Priority to develop green energy

At a discussion with SGGP Investment & Finance, Dr. Can Van Luc (picture), member of National Advisory Council on Monetary and Financial Policies, said that investment and development of recycle energy has huge potential and also faces many challenges.
JOURNALIST: - What do you think about the trend in investing in recycle energy projects in Vietnam, especially after getting support from the government?
Dr. CAN VAN LUC: - It is necessary to develop recycle energy for a more stable and sustainable economic growth. This is also now a global trend.
In Vietnam, developing recycle energy is one of the priorities of the government to reduce dependence on other traditional energy resources, protect the living environment and meet the rising energy demand. However, it is not easy to develop this energy as many constraints remain.
Vietnam’s economy is expected to grow 6.5-7.5%/year till 2030. Hence, energy development must be prioritized to meet the demand and maintain a sustainable growth rate within the country. 
Furthermore, according to the electricity master plan approved by the government, the installed capacity in Vietnam will reach 130,000 MW by 2030, compared to current 47,000 MW. It means that about 83,000 MW will be further added.
- How attractive do recycle energy projects look to investors and bankers?
- For some time now, the recycle energy projects have been attracting many investments, including banks. For example, the State Bank launched a green credit campaign with total credit limit of VND 2,000bn at low interest rate of 1-3%/year. Or in other cases, green financial model, green bond and green bank.
We also see Get Fit of Germany do many things to support the development of recycle projects, including solar and wind power. This reveals that the potential for developing green power projects is huge for Vietnam, a tropical country with abundant natural resources like sunshine and wind. 
Furthermore, the Vietnamese government has offered full support for the development of recycle energy projects. 
Over the last 20 years, Vietnam’s GDP has been growing 6-7%/year on an average. The demand for electricity has grown 13%/year in 2000-2010, 11%/year in 2011-2016 and 10%/year in 2018. The thermal and hydro power projects have been facing many difficulties, the development of recycle energy is hence significantly needed to offset the energy shortage.
- What is the risk of investment in recycle energy projects as these investments are not guaranteed by the government?
- Firstly, the development plan for recycle energy projects lacks sustainability and feasibility features.
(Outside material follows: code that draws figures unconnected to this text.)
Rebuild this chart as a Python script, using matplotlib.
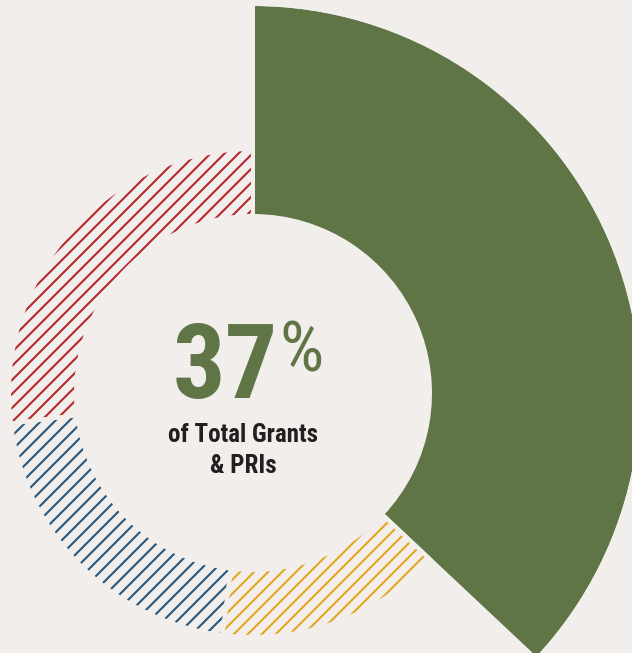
import matplotlib
matplotlib.use('Agg')
import matplotlib.pyplot as plt
from matplotlib import font_manager

# --- DATA ---
shares = [37, 15, 21, 27]          # clockwise from 12 o'clock
colors = ['#5f7546', '#e2a520', '#28587e', '#b5282e']
hatches = [None, '//', '//', '//']
headline = '37'
subtitle = ['of Total Grants', '& PRIs']

# --- CONFIG ---
W, H, DPI = 632, 653, 84
bg = '#f1eeeb'
ink = '#231f20'
cx, cy = 253, H - 393
r_ring, r_hole, r_big = 244, 177, 387


def px2pt(px):
    return px * 72 / DPI


names = {f.name for f in font_manager.fontManager.ttflist}
fam, stretch = 'DejaVu Sans', 'normal'
for cand in ['Roboto Condensed', 'Liberation Sans Narrow']:
    if cand in names:
        fam = cand
        break
else:
    if any(f.name == 'DejaVu Sans' and f.stretch == 'condensed' for f in font_manager.fontManager.ttflist):
        stretch = 'condensed'

plt.rcParams['hatch.linewidth'] = 1.8

fig = plt.figure(figsize=(W / DPI, H / DPI), dpi=DPI, facecolor=bg)
ax = fig.add_axes([0, 0, 1, 1])
ax.set_facecolor(bg)

wedges, _ = ax.pie(shares, startangle=90, counterclock=False, radius=r_ring,
                   center=(cx, cy), wedgeprops=dict(width=r_ring - r_hole, linewidth=0))
for w, c, h in zip(wedges, colors, hatches):
    if h:
        w.set_facecolor(bg)
        w.set_edgecolor(c)
        w.set_hatch(h)
    else:
        w.set_facecolor(c)
        w.set_edgecolor(c)
        w.set_radius(r_big)
        w.set_width(r_big - r_hole)

# thin background gaps between the segments
gaps, _ = ax.pie(shares, startangle=90, counterclock=False, radius=r_ring,
                 center=(cx, cy), colors=['none'] * len(shares),
                 wedgeprops=dict(width=r_ring - r_hole, linewidth=px2pt(4), edgecolor=bg))
for g, h in zip(gaps, hatches):
    if not h:
        g.set_radius(r_big + 2)
        g.set_width(r_big + 2 - r_hole)

ax.set_xlim(0, W)
ax.set_ylim(0, H)
ax.set_aspect('equal')
ax.axis('off')

# --- CENTER TEXT ---
ax.text(278, H - 398, headline, ha='right', va='baseline', color=colors[0],
        fontsize=px2pt(104), fontweight='bold', family=fam, fontstretch=stretch)
ax.text(279, H - 318, '%', ha='left', va='top', color=colors[0],
        fontsize=px2pt(70), fontweight='normal', family=fam, fontstretch=stretch)
for i, line in enumerate(subtitle):
    ax.text(243, H - 442 - 31 * i, line, ha='center', va='baseline', color=ink,
            fontsize=px2pt(25), fontweight='bold', family=fam, fontstretch=stretch)

plt.savefig('out.png', dpi=DPI, facecolor=bg)
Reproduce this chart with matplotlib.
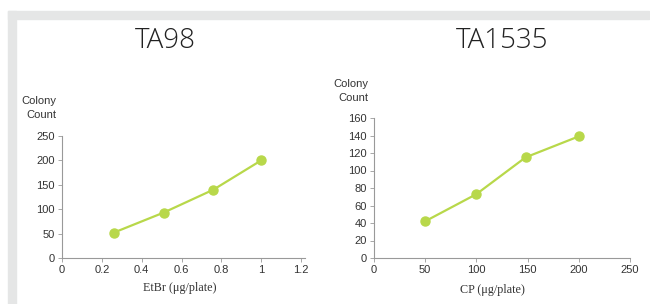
import matplotlib.pyplot as plt
from matplotlib.patches import Rectangle

# data
etbr_dose = [0.26, 0.51, 0.76, 1.0]
ta98_count = [52, 93, 140, 200]
cp_dose = [50, 100, 148, 200]
ta1535_count = [42, 73, 115, 139]

W, H = 650, 304
green = '#b8d84a'
frame_grey = '#e5e6e6'
text_grey = '#333333'

fig = plt.figure(figsize=(W / 100, H / 100), dpi=100)
fig.patch.set_facecolor('white')


def px(x0, y0, w, h):
    # pixel box (top-left origin) -> figure fraction
    return [x0 / W, 1 - (y0 + h) / H, w / W, h / H]


# light grey frame (top and left strips)
fig.patches.append(Rectangle((8 / W, 1 - 19 / H), 641 / W, 8 / H,
                             transform=fig.transFigure, color=frame_grey, zorder=0))
fig.patches.append(Rectangle((8 / W, 0), 8 / W, 1 - 11 / H,
                             transform=fig.transFigure, color=frame_grey, zorder=0))


def style(ax):
    for s in ['top', 'right']:
        ax.spines[s].set_visible(False)
    for s in ['left', 'bottom']:
        ax.spines[s].set_color('#999999')
        ax.spines[s].set_linewidth(0.8)
    ax.tick_params(length=3, width=0.6, color='#999999', labelsize=8,
                   labelcolor=text_grey, pad=2)
    for lab in ax.get_xticklabels() + ax.get_yticklabels():
        lab.set_family('Liberation Sans')


# TA98
ax1 = fig.add_axes(px(62, 136, 243, 122))
ax1.plot(etbr_dose, ta98_count, color=green, lw=1.6, marker='o', ms=6.5)
ax1.set_xlim(0, 1.22)
ax1.set_ylim(0, 250)
ax1.set_xticks([0, 0.2, 0.4, 0.6, 0.8, 1, 1.2])
ax1.set_xticklabels(['0', '0.2', '0.4', '0.6', '0.8', '1', '1.2'])
ax1.set_yticks(range(0, 251, 50))
style(ax1)

# TA1535
ax2 = fig.add_axes(px(374, 118, 256, 140))
ax2.plot(cp_dose, ta1535_count, color=green, lw=1.6, marker='o', ms=6.5)
ax2.set_xlim(0, 250)
ax2.set_ylim(0, 160)
ax2.set_xticks(range(0, 251, 50))
ax2.set_yticks(range(0, 161, 20))
style(ax2)

# titles
fig.text(165 / W, 1 - 41 / H, 'TA98', ha='center', va='center', fontsize=20,
         family='Open Sans', weight='light', color='#222222')
fig.text(502 / W, 1 - 41 / H, 'TA1535', ha='center', va='center', fontsize=20,
         family='Open Sans', weight='light', color='#222222')

# y labels
fig.text(56 / W, 1 - 108 / H, 'Colony\nCount', ha='right', va='center', fontsize=8,
         family='Liberation Sans', color=text_grey, linespacing=1.5)
fig.text(368 / W, 1 - 91 / H, 'Colony\nCount', ha='right', va='center', fontsize=8,
         family='Liberation Sans', color=text_grey, linespacing=1.5)

# x labels
fig.text(180 / W, 1 - 288 / H, 'EtBr (\u03bcg/plate)', ha='center', va='center',
         fontsize=8.7, family='Liberation Serif', color=text_grey)
fig.text(492 / W, 1 - 290 / H, 'CP (\u03bcg/plate)', ha='center', va='center',
         fontsize=8.7, family='Liberation Serif', color=text_grey)

fig.savefig('out.png', dpi=100)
The management and operation of green energy projects is quite new to investors as they lack professional know-how on such new technology.
Furthermore, the ability to manage cash flow as well as capability to make a long term financial plan by Vietnamese enterprises is not good.
Regarding the banks, recycle energy projects are considered high risk as this area is new to them. Some banks are confused about these projects as they lack any appraisal skills. 
For example, BIDV, since the time they agreed to lend to recycle energy projects, had to hold many training education classes for their staff. BIDV even hired some foreign experts to educate their employees on how to appraise green power projects as this sector is very new and has many special technical terms.
Lastly, the policy risk for Vietnam is now very huge. Taking into account the input risk is not enough as the output risk is worth considering. The selling price is currently controlled by the government, not operated by market mechanism. A low selling price may impact the attractiveness of recycle power projects. However, a high selling price of electricity will impact the manufacturing activities and operations of other industries. Hence, this is a difficult problem to resolve. It needs a balance between economic development and suitable policies for all recycle energy projects. 
- Thank you very much. 
 By end 2018, Vietnam operated 8 wind power projects with total capacity of 243 MW and 10 biomass power plants with total capacity of 212 MW.
With regards to solar power, about 10,000 MW was registered and 8,100 MW of which was recently added. Two solar power projects are operating at total capacity of 86MW, contributing 2.1% to total electricity production.